When Cream of Wheat took Grand Forks County to the U.S. Supreme Court..

A fact not well-known is that Grand Forks, ND is the birthplace of “Cream of Wheat” cereal.  The porridge was invited at the Grand Forks Diamond Milling Company in 1893.  The mills owners George Bull, Emory Mapes and George Clifford, Sr. had a feeling about the product, which George Clifford’s brother, Fred, had named “Cream of Wheat”.  After being well received by customers, the mill advertised it nationally in the Ladies Home Journal and Saturday Evening Post and orders soared from 554 in 1896 to 15,600 in 1897.  By 1898, the company was renamed the Cream of Wheat Company and moved all production to Minneapolis with Fred Clifford in tow.

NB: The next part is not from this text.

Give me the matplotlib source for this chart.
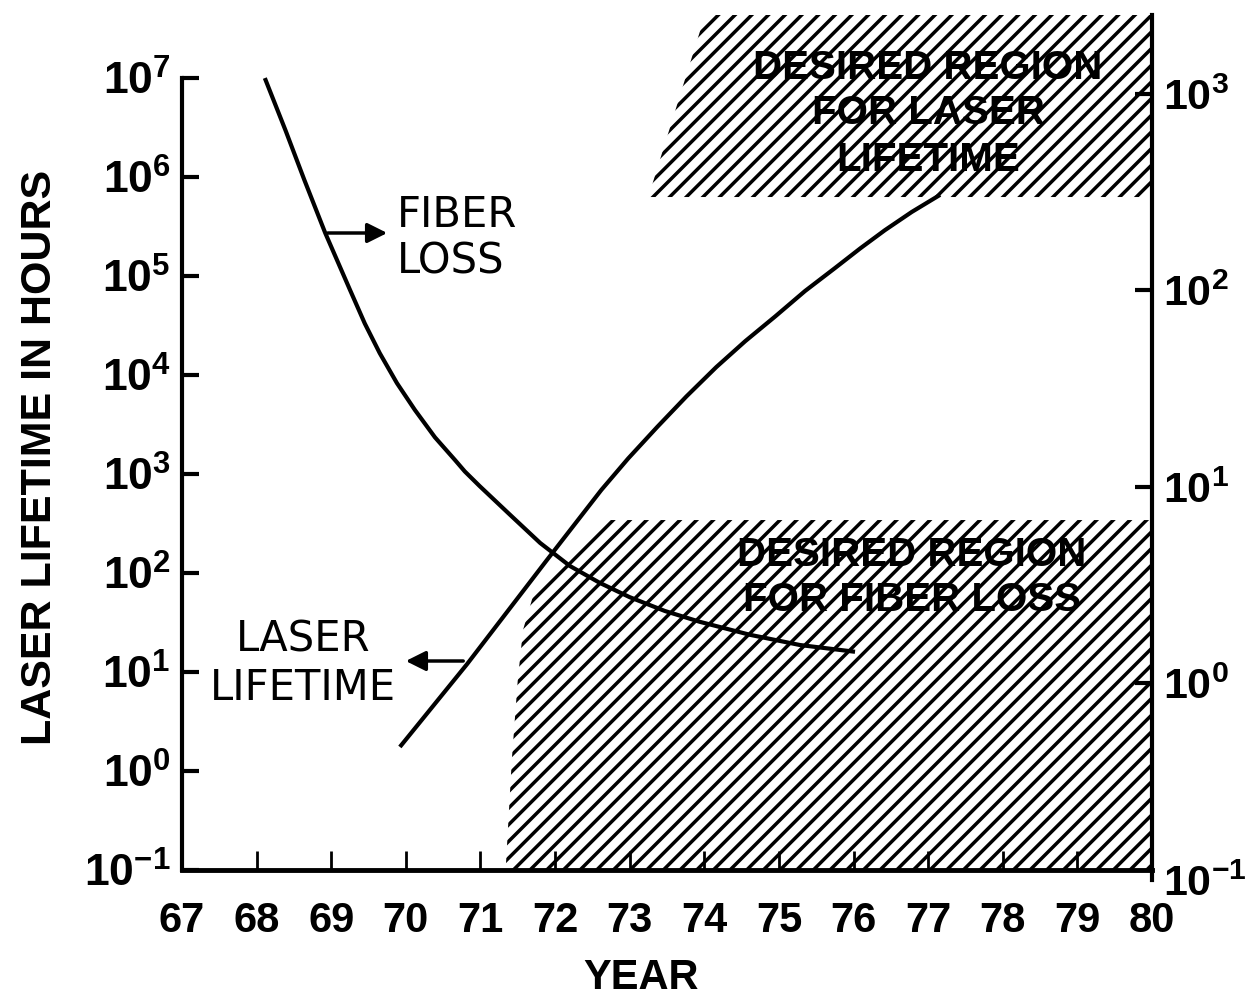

By 1897, George Clifford was President of the company after the death of George Bull in a car accident.  Clifford, who had just built two stately homes in Grand Forks–one for himself as well as one for his brother Fred, began spending less and less time in the town.  In 1907, Mrs. George Clifford died after an automobile accident which occurred while the family was travelling to visit Fred Clifford in Minneapolis.  This fact no doubt had an impact on George Clifford’s decision to move himself as well as company headquarters out of Grand Forks in 1909.  Nevertheless the Cream of Wheat Company remained incorporated in the State and continued to have an office in Grand Forks until 1914.  Thus giving rise to the fact pattern leading to the U.S. Supreme Court case of Cream of Wheat Co. vs. Grand Forks County, 253 U.S. 325 (1920), which involved what most of us dread……Taxes.

With nothing more in the state than a small office and a corporate status, the State of North Dakota apparently felt very little need to cater to the now booming company.  Like many states, North Dakota had a personal property tax at the time.  Using this authority, North Dakota assessed taxes from 1908 to 1913 on the company’s intangible personal property (i.e. stocks and bonds) even though they were not held in the state and were actually already taxed by another state.  Cream of Wheat objected claiming that it was “double taxation” in violation of the 14th Amendment.  While Clifford remained President, Daniel Bull was now CEO (yes, he was the son of the late George Bull) when the decision was made to appeal it’s loss in the North Dakota Supreme Court to the highest court in the land–with the assistance of some high-powered Minneapolis attorneys.  In an opinion written by the legendary Justice Louis Brandeis, Cream of Wheat found no sympathy and the North Dakota Supreme Court’s decision was affirmed on June 1, 1920.

Little remains of Cream of Wheat’s time in Grand Forks, except the two homes built side-by-side by George Clifford on Reeves Drive in 1895.  Interestingly enough, I am fortunate enough to be residing in one of them–the one build for Fred.